(Figure scripts)
▼▼▼

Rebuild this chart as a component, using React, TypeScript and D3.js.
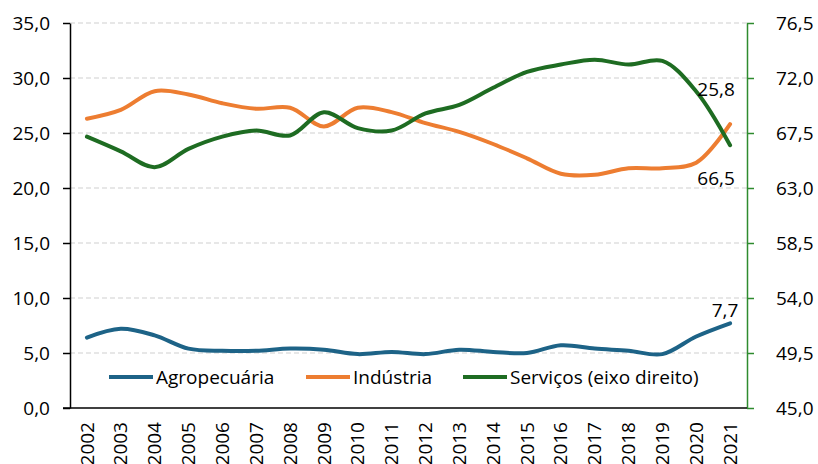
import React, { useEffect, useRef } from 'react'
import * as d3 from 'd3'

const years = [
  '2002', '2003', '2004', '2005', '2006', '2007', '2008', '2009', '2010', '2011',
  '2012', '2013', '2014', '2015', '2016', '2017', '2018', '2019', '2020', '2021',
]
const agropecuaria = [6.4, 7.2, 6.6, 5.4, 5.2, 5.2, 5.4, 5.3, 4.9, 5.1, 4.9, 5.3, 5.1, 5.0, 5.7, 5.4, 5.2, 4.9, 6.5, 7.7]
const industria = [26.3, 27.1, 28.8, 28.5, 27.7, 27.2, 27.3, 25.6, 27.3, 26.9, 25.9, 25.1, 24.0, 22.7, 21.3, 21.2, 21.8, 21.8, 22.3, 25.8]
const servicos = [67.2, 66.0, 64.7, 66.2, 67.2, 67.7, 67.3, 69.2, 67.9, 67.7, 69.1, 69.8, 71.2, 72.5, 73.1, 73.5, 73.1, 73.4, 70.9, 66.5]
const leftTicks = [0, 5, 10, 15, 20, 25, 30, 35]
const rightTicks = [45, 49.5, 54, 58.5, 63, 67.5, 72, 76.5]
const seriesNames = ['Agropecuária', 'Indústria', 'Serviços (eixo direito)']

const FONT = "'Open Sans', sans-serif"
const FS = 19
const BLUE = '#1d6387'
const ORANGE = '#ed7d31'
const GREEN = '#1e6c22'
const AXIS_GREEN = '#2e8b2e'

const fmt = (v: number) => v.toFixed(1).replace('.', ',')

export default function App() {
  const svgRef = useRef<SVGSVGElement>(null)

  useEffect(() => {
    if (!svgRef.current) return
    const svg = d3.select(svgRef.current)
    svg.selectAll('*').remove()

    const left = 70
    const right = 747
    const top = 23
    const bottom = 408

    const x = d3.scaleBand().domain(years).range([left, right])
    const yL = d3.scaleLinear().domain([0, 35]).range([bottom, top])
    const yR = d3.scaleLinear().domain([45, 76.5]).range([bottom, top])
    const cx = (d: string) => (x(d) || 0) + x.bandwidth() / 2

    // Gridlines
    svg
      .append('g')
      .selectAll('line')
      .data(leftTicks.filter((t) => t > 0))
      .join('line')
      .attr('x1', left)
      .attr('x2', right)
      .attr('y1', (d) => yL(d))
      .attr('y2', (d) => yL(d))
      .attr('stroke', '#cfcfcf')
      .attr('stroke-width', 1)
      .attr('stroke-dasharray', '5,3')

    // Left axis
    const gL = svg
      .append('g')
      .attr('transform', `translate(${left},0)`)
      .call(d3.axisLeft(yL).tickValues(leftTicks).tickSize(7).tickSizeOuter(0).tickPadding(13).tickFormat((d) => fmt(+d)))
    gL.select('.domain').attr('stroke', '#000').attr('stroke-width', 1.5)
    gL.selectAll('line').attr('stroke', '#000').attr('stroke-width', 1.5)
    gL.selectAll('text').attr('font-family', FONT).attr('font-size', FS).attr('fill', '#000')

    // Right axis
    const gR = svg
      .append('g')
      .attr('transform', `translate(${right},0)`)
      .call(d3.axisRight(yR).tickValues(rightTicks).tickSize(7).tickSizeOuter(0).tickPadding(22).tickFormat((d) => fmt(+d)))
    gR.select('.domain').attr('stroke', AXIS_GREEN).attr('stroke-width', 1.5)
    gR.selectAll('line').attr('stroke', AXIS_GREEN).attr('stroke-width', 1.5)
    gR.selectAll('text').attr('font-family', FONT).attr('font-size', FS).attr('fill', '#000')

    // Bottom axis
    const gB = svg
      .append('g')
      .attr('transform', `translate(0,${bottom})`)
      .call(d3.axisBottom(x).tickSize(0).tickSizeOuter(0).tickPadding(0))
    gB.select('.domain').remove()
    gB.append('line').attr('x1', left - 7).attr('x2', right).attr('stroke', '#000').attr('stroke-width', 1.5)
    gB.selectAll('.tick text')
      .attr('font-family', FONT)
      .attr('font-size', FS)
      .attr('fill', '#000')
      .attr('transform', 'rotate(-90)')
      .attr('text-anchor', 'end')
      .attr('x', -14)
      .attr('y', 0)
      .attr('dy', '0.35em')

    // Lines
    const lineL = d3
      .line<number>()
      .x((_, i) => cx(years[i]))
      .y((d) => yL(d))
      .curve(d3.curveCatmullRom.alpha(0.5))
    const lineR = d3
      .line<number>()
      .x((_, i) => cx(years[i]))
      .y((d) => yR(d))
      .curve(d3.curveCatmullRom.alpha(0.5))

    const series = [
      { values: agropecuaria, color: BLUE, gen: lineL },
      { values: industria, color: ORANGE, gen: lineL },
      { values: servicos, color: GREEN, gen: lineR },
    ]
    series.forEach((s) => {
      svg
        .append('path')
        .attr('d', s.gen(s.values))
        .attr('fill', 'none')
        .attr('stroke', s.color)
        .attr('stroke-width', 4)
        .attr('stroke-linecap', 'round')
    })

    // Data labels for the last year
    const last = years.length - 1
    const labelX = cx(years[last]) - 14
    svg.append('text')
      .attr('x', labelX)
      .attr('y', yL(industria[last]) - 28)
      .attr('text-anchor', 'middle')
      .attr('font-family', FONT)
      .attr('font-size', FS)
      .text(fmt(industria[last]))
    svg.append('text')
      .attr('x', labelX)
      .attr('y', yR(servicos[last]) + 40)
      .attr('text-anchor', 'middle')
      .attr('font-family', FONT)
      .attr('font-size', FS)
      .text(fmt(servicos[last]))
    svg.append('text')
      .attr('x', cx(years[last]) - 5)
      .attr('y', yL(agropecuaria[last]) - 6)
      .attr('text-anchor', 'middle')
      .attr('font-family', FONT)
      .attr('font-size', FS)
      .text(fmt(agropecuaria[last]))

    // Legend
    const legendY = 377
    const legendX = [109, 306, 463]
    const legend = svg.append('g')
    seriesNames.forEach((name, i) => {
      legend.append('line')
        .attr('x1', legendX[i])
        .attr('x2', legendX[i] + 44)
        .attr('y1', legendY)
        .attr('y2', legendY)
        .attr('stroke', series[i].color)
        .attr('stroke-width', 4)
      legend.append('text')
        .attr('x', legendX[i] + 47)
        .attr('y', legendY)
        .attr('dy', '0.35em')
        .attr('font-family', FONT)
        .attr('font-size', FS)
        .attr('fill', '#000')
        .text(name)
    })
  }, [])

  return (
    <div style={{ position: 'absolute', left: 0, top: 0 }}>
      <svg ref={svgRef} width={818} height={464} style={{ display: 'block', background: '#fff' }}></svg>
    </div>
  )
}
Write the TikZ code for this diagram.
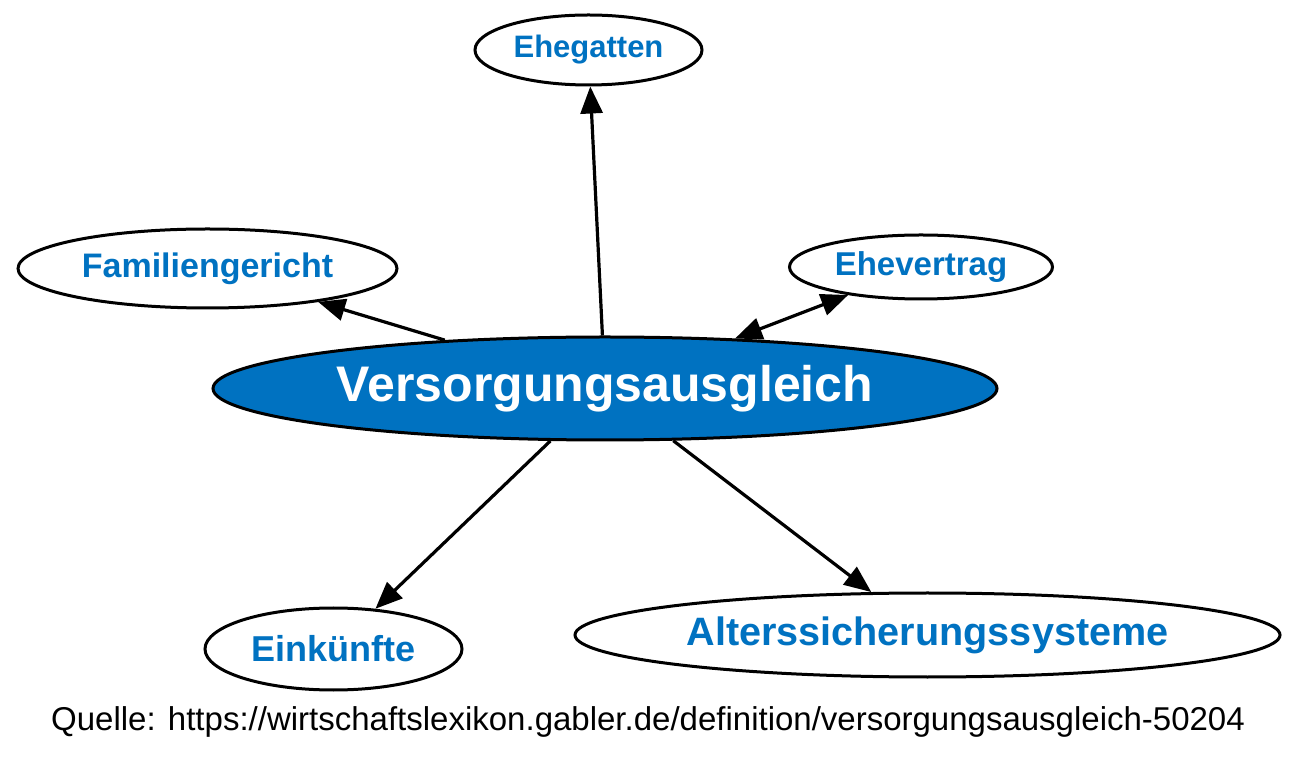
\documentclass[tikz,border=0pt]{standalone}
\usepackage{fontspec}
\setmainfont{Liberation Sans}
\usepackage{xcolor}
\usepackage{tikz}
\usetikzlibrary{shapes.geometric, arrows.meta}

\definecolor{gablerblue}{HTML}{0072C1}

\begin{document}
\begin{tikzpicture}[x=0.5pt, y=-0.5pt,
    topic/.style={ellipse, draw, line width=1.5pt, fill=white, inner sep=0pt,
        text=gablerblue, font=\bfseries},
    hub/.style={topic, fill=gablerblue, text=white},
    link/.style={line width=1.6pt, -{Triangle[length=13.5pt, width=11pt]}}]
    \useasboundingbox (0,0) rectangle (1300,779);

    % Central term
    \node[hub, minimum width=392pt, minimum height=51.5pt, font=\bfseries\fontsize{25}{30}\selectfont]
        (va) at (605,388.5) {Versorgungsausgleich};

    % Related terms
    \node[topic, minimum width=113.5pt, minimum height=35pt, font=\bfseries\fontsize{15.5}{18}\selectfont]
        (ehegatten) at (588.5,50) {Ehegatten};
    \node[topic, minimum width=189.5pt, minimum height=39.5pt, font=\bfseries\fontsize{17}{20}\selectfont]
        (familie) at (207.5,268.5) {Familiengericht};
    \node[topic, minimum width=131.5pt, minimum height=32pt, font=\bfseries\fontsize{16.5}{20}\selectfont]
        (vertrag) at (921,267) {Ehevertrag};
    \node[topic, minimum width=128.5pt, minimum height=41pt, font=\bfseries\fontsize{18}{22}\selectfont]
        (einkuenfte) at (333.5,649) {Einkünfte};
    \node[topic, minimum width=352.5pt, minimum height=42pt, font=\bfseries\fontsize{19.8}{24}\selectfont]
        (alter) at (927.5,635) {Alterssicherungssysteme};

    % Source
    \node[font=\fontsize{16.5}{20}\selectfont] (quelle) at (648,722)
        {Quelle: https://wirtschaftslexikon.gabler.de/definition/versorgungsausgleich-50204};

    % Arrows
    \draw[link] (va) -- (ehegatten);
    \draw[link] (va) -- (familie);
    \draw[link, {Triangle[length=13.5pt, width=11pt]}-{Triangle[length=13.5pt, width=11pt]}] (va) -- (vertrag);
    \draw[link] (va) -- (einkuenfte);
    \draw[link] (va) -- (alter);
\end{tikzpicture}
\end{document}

▲▲▲

● PROMPT
Copy every line above that includes the string "React".

● WRITTEN ANSWER
Rebuild this chart as a component, using React, TypeScript and D3.js.
import React, { useEffect, useRef } from 'react'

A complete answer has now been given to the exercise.